Reeling in Bowen Proves Tough for Thousand Oaks’ Opponents
Cory Bowen hits the hole as if he were sprung from a cage. Legs pumping and head bobbing, he scoots through untouched by Hart High defenders.
He takes a stutter-step as a linebacker desperately clings to his right ankle. Bowen tugs him along like a father does a playful child.
A defensive end clutches to the back of his jersey. A defensive back soars in for the kill.
Bowen bounces off the crashing pads, spins and breaks free.
He is next seen 10 yards downfield, emerging from a pile of defenders who rise slowly, weary after chasing this 5-foot-8, 180-pound tailback.
Tackling Bowen, a senior at Thousand Oaks, is like bringing in that 12-pound bass.

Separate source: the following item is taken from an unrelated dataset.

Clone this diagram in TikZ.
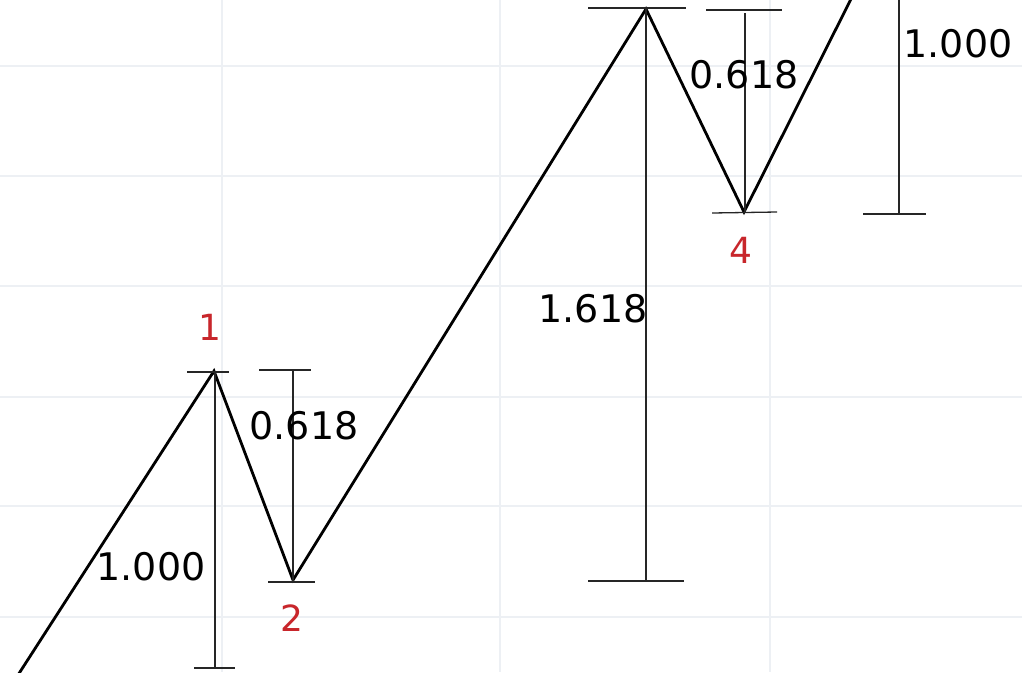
\documentclass[tikz,border=0pt]{standalone}
\usepackage{fontspec}
\setmainfont{DejaVu Sans}
\definecolor{gridc}{HTML}{EDF0F4}
\definecolor{lblred}{HTML}{C8262B}
\begin{document}
\begin{tikzpicture}[x=1pt,y=-1pt,
  wave/.style={line width=2.8pt,black,line join=miter},
  bar/.style={line width=1.3pt,black!85},
  val/.style={font=\fontsize{38}{40}\selectfont,inner sep=0pt,text=black},
  pt/.style={font=\fontsize{36}{40}\selectfont,inner sep=0pt,text=lblred}]
\useasboundingbox (0,0) rectangle (1022,672);
\fill[white] (0,0) rectangle (1022,672);
% grid
\foreach \y in {66,176,286,397,506,617} \draw[gridc,line width=1.2pt] (0,\y) -- (1022,\y);
\foreach \x in {222,500,770} \draw[gridc,line width=1.2pt] (\x,0) -- (\x,672);
% wave points
\coordinate (s) at (18,675);
\coordinate (p1) at (214,371);
\coordinate (p2) at (293,580);
\coordinate (p3) at (646,9);
\coordinate (p4) at (744,212);
\coordinate (e) at (852,-3);
\draw[wave] (s) -- (p1) -- (p2) -- (p3) -- (p4) -- (e);
% bar 1.000 left
\coordinate (a1) at (215,372); \coordinate (a2) at (215,668);
\draw[bar] (a1) -- (a2);
\draw[bar] (187,372) -- (229,372);
\draw[bar] (194,668) -- (235,668);
% bar 0.618 first
\coordinate (b1) at (293,370); \coordinate (b2) at (293,582);
\draw[bar] (b1) -- (b2);
\draw[bar] (259,370) -- (311,370);
\draw[bar] (268,582) -- (315,582);
% bar 1.618
\coordinate (c1) at (646,9); \coordinate (c2) at (646,581);
\draw[bar] (c1) -- (c2);
\draw[bar] (588,8) -- (686,8);
\draw[bar] (588,581) -- (684,581);
% bar 0.618 second
\coordinate (d1) at (745,13); \coordinate (d2) at (745,212);
\draw[bar] (d1) -- (d2);
\draw[bar] (706,10) -- (782,10);
\draw[bar] (712,213) -- (777,212);
% bar 1.000 right
\coordinate (f1) at (899,-2); \coordinate (f2) at (899,214);
\draw[bar] (f1) -- (f2);
\draw[bar] (863,214) -- (926,214);
% value labels
\node[val] (v1) at (151,567) {1.000};
\node[val] (v2) at (304,426) {0.618};
\node[val] (v3) at (593,309) {1.618};
\node[val] (v4) at (744,75) {0.618};
\node[val] (v5) at (958,44) {1.000};
% point labels
\node[pt] (l1) at (210,327) {1};
\node[pt] (l2) at (292,618) {2};
\node[pt] (l4) at (741,250) {4};
\end{tikzpicture}
\end{document}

He wriggles, he pulls, he fights.
“He has great instincts,” Thousand Oaks offensive coordinator Paul Gomes said. “He’ll look like he’s going down, then get another 10 yards, and I’m just standing there saying, ‘Oh my gosh, how’d he do it?’ ”
Bowen, who also plays right field for the baseball team, is in his third season of baffling tacklers. He’s like an old engine that keeps on running after the ignition has been turned off.
Last season, Bowen rushed for 1,257 yards and scored 11 touchdowns. Friday he carried 18 times for 200 yards, including a 45-yard touchdown with 44 seconds left that secured a 33-21 win over Hart. He has rushed 37 times for 385 yards this season.
Quiet and soft-spoken, Bowen seems too nice to play football with such ferocity. It’s almost as though he should rise after a 30-yard scamper, shrug his shoulders and apologize to the defense: “Sorry, guys, I don’t know what got into me.”
“He’s one of the most gentle kids we’ve ever had here,” said Gomes, who is in his sixth year as offensive coordinator. “He doesn’t get real wide-eyed, he just has this attitude of ‘OK, just gimme the play and let’s go.’ ”
And go. And go.
“I try to go as hard as I can every time,” Bowen said. “If I get the ball, I’m not going to let up. I’m going to keep my legs pumping and keep going.”
He shrugs off his accomplishments, preferring to talk about his offensive line. “I feel lucky to have a line like that.”
His favorite hole isn’t the gap between left tackle Paul Yerman (6-4, 236) and left guard Matt Hansen (6-2, 230). Nor is it the one between right tackle Eric Benson (6-2, 233) and right guard Tom Magallanes (6-0, 220).
Instead, Bowen, an avid fisherman, likes to hit the hole in Carthage, Tex., where he caught his biggest fish, an eight-pound bass.
Bowen once kept two bass in a tank at his home. “But I had to feed them goldfish, and that got too expensive,” he said.
During the season, Bowen busies himself running the football but occasionally he sneaks onto a private lake in Westlake Village.
“They have some big bass down there,” he said, then shows that Huck Finn grin. “But that’s because nobody is supposed to be fishing on it.”
Often, defenses are just fishing when Bowen is in the ballgame. Bowen’s final carry on Friday, the 45-yard touchdown, illustrated that.
“During the timeout, I went out there in the huddle and told them, ‘Look, we’ve run this play 100 times. I don’t want a first down, I want a touchdown,’ ” Gomes said. “I knew after Cory took his second step that it was going to be a touchdown.”
Canyon’s hard-hitting defense will next try to reel in Bowen.
“Canyon is always our toughest game of the year, and I really look forward to it,” Bowen said.
The Cowboys had better bring plenty of bait.